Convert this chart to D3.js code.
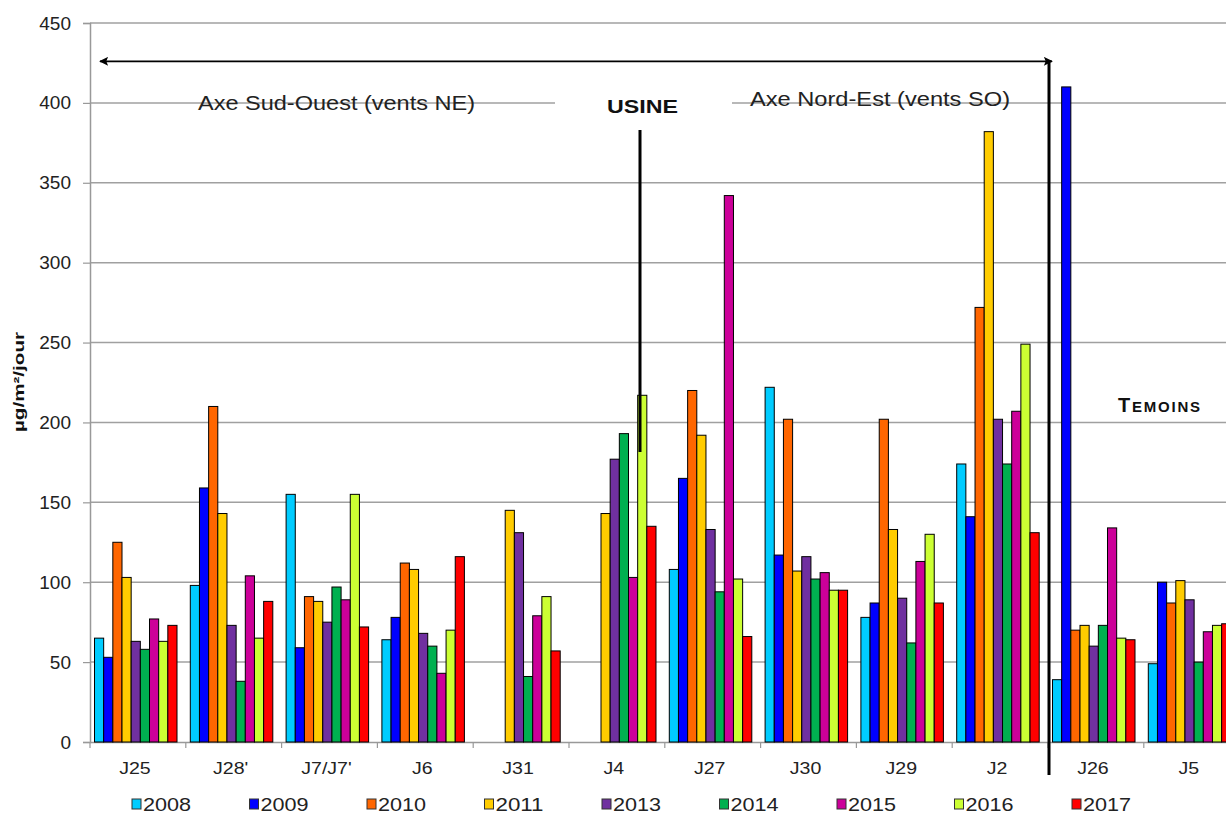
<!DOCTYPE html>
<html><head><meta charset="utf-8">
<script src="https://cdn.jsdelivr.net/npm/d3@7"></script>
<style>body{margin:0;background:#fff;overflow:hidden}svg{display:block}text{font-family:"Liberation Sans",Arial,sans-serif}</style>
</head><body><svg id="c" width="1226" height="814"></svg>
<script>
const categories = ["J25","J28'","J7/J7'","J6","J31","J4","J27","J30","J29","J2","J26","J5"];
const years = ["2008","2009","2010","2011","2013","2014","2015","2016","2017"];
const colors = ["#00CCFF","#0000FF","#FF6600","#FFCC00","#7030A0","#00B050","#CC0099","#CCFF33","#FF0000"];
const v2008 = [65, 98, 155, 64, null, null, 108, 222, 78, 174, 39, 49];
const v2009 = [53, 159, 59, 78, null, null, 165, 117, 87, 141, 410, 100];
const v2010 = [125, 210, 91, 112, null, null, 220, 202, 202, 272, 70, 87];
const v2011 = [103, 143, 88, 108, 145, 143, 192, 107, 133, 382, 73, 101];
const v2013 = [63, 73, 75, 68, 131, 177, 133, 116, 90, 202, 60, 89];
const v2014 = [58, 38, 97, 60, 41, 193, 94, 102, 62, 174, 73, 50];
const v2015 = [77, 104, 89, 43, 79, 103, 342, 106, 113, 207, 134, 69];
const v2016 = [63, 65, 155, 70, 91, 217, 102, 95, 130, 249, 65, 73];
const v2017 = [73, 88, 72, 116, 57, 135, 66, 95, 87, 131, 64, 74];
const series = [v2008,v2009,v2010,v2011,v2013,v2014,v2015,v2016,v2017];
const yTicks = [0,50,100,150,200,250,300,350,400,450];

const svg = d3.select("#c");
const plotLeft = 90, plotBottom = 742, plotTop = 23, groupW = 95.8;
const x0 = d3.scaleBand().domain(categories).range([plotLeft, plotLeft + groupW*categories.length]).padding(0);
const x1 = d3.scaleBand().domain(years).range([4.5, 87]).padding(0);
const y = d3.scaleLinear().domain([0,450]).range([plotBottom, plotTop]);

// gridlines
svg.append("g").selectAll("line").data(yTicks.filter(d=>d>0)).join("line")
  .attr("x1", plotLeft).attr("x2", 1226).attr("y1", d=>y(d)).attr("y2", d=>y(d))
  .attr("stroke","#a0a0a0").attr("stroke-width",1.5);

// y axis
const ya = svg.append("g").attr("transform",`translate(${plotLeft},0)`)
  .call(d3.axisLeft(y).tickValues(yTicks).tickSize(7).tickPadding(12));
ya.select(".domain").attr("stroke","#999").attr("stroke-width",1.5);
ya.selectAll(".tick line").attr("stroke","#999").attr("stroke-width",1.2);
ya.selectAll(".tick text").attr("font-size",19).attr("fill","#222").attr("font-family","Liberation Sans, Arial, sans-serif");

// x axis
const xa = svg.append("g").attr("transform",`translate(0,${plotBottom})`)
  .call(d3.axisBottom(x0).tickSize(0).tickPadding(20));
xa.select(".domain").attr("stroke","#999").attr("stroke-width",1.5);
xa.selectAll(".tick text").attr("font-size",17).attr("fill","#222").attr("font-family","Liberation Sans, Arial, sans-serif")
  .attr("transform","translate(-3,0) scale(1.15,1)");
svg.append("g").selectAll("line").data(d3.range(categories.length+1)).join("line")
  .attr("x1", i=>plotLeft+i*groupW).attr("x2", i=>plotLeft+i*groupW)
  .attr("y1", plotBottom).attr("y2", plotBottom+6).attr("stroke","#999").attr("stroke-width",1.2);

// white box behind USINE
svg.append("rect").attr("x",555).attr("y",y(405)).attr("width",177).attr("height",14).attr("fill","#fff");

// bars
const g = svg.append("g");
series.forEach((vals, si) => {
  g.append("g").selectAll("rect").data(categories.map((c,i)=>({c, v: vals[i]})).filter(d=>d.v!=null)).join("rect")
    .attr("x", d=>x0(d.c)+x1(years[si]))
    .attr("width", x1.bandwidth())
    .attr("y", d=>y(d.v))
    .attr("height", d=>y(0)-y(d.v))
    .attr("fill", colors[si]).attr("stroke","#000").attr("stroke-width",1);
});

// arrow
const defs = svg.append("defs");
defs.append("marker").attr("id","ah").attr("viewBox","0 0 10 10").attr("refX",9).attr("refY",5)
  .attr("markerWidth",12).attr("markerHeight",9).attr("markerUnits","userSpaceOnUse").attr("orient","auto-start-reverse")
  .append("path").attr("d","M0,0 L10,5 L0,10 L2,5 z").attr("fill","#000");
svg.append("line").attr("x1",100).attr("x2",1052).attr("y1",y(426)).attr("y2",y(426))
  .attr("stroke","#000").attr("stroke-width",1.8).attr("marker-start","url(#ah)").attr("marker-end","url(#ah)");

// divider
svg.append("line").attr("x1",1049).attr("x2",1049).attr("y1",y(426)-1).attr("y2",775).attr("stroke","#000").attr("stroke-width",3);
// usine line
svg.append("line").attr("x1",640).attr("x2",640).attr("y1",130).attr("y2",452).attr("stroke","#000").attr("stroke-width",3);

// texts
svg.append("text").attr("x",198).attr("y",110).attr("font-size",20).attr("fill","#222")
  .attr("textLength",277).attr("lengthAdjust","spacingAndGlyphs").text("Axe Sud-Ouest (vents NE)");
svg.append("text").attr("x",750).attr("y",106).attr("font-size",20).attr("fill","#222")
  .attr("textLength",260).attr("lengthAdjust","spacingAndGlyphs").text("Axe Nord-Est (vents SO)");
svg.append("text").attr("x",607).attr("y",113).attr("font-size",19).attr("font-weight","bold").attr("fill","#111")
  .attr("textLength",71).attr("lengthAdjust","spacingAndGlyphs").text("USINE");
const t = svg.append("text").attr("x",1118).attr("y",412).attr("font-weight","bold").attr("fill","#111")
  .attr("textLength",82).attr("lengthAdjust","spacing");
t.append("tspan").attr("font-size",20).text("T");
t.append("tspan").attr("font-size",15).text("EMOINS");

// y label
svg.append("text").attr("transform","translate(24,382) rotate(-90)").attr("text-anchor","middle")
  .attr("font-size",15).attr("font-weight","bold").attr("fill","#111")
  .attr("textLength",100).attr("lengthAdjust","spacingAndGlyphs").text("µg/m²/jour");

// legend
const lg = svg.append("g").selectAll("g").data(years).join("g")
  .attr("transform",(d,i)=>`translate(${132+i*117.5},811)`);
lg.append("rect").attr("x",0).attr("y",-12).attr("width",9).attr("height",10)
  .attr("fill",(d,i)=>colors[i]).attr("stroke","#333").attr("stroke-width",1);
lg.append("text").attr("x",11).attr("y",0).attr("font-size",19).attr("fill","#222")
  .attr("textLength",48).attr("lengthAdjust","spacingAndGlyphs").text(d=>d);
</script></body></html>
________________________________________
Every line of the material is to be quoted exactly, with no pictures carried over.

*Reply*
Convert this chart to D3.js code.
<!DOCTYPE html>
<html><head><meta charset="utf-8">
<script src="https://cdn.jsdelivr.net/npm/d3@7"></script>
<style>body{margin:0;background:#fff;overflow:hidden}svg{display:block}text{font-family:"Liberation Sans",Arial,sans-serif}</style>
</head><body><svg id="c" width="1226" height="814"></svg>
<script>
const categories = ["J25","J28'","J7/J7'","J6","J31","J4","J27","J30","J29","J2","J26","J5"];
const years = ["2008","2009","2010","2011","2013","2014","2015","2016","2017"];
const colors = ["#00CCFF","#0000FF","#FF6600","#FFCC00","#7030A0","#00B050","#CC0099","#CCFF33","#FF0000"];
const v2008 = [65, 98, 155, 64, null, null, 108, 222, 78, 174, 39, 49];
const v2009 = [53, 159, 59, 78, null, null, 165, 117, 87, 141, 410, 100];
const v2010 = [125, 210, 91, 112, null, null, 220, 202, 202, 272, 70, 87];
const v2011 = [103, 143, 88, 108, 145, 143, 192, 107, 133, 382, 73, 101];
const v2013 = [63, 73, 75, 68, 131, 177, 133, 116, 90, 202, 60, 89];
const v2014 = [58, 38, 97, 60, 41, 193, 94, 102, 62, 174, 73, 50];
const v2015 = [77, 104, 89, 43, 79, 103, 342, 106, 113, 207, 134, 69];
const v2016 = [63, 65, 155, 70, 91, 217, 102, 95, 130, 249, 65, 73];
const v2017 = [73, 88, 72, 116, 57, 135, 66, 95, 87, 131, 64, 74];
const series = [v2008,v2009,v2010,v2011,v2013,v2014,v2015,v2016,v2017];
const yTicks = [0,50,100,150,200,250,300,350,400,450];

const svg = d3.select("#c");
const plotLeft = 90, plotBottom = 742, plotTop = 23, groupW = 95.8;
const x0 = d3.scaleBand().domain(categories).range([plotLeft, plotLeft + groupW*categories.length]).padding(0);
const x1 = d3.scaleBand().domain(years).range([4.5, 87]).padding(0);
const y = d3.scaleLinear().domain([0,450]).range([plotBottom, plotTop]);

// gridlines
svg.append("g").selectAll("line").data(yTicks.filter(d=>d>0)).join("line")
  .attr("x1", plotLeft).attr("x2", 1226).attr("y1", d=>y(d)).attr("y2", d=>y(d))
  .attr("stroke","#a0a0a0").attr("stroke-width",1.5);

// y axis
const ya = svg.append("g").attr("transform",`translate(${plotLeft},0)`)
  .call(d3.axisLeft(y).tickValues(yTicks).tickSize(7).tickPadding(12));
ya.select(".domain").attr("stroke","#999").attr("stroke-width",1.5);
ya.selectAll(".tick line").attr("stroke","#999").attr("stroke-width",1.2);
ya.selectAll(".tick text").attr("font-size",19).attr("fill","#222").attr("font-family","Liberation Sans, Arial, sans-serif");

// x axis
const xa = svg.append("g").attr("transform",`translate(0,${plotBottom})`)
  .call(d3.axisBottom(x0).tickSize(0).tickPadding(20));
xa.select(".domain").attr("stroke","#999").attr("stroke-width",1.5);
xa.selectAll(".tick text").attr("font-size",17).attr("fill","#222").attr("font-family","Liberation Sans, Arial, sans-serif")
  .attr("transform","translate(-3,0) scale(1.15,1)");
svg.append("g").selectAll("line").data(d3.range(categories.length+1)).join("line")
  .attr("x1", i=>plotLeft+i*groupW).attr("x2", i=>plotLeft+i*groupW)
  .attr("y1", plotBottom).attr("y2", plotBottom+6).attr("stroke","#999").attr("stroke-width",1.2);

// white box behind USINE
svg.append("rect").attr("x",555).attr("y",y(405)).attr("width",177).attr("height",14).attr("fill","#fff");

// bars
const g = svg.append("g");
series.forEach((vals, si) => {
  g.append("g").selectAll("rect").data(categories.map((c,i)=>({c, v: vals[i]})).filter(d=>d.v!=null)).join("rect")
    .attr("x", d=>x0(d.c)+x1(years[si]))
    .attr("width", x1.bandwidth())
    .attr("y", d=>y(d.v))
    .attr("height", d=>y(0)-y(d.v))
    .attr("fill", colors[si]).attr("stroke","#000").attr("stroke-width",1);
});

// arrow
const defs = svg.append("defs");
defs.append("marker").attr("id","ah").attr("viewBox","0 0 10 10").attr("refX",9).attr("refY",5)
  .attr("markerWidth",12).attr("markerHeight",9).attr("markerUnits","userSpaceOnUse").attr("orient","auto-start-reverse")
  .append("path").attr("d","M0,0 L10,5 L0,10 L2,5 z").attr("fill","#000");
svg.append("line").attr("x1",100).attr("x2",1052).attr("y1",y(426)).attr("y2",y(426))
  .attr("stroke","#000").attr("stroke-width",1.8).attr("marker-start","url(#ah)").attr("marker-end","url(#ah)");

// divider
svg.append("line").attr("x1",1049).attr("x2",1049).attr("y1",y(426)-1).attr("y2",775).attr("stroke","#000").attr("stroke-width",3);
// usine line
svg.append("line").attr("x1",640).attr("x2",640).attr("y1",130).attr("y2",452).attr("stroke","#000").attr("stroke-width",3);

// texts
svg.append("text").attr("x",198).attr("y",110).attr("font-size",20).attr("fill","#222")
  .attr("textLength",277).attr("lengthAdjust","spacingAndGlyphs").text("Axe Sud-Ouest (vents NE)");
svg.append("text").attr("x",750).attr("y",106).attr("font-size",20).attr("fill","#222")
  .attr("textLength",260).attr("lengthAdjust","spacingAndGlyphs").text("Axe Nord-Est (vents SO)");
svg.append("text").attr("x",607).attr("y",113).attr("font-size",19).attr("font-weight","bold").attr("fill","#111")
  .attr("textLength",71).attr("lengthAdjust","spacingAndGlyphs").text("USINE");
const t = svg.append("text").attr("x",1118).attr("y",412).attr("font-weight","bold").attr("fill","#111")
  .attr("textLength",82).attr("lengthAdjust","spacing");
t.append("tspan").attr("font-size",20).text("T");
t.append("tspan").attr("font-size",15).text("EMOINS");

// y label
svg.append("text").attr("transform","translate(24,382) rotate(-90)").attr("text-anchor","middle")
  .attr("font-size",15).attr("font-weight","bold").attr("fill","#111")
  .attr("textLength",100).attr("lengthAdjust","spacingAndGlyphs").text("µg/m²/jour");

// legend
const lg = svg.append("g").selectAll("g").data(years).join("g")
  .attr("transform",(d,i)=>`translate(${132+i*117.5},811)`);
lg.append("rect").attr("x",0).attr("y",-12).attr("width",9).attr("height",10)
  .attr("fill",(d,i)=>colors[i]).attr("stroke","#333").attr("stroke-width",1);
lg.append("text").attr("x",11).attr("y",0).attr("font-size",19).attr("fill","#222")
  .attr("textLength",48).attr("lengthAdjust","spacingAndGlyphs").text(d=>d);
</script></body></html>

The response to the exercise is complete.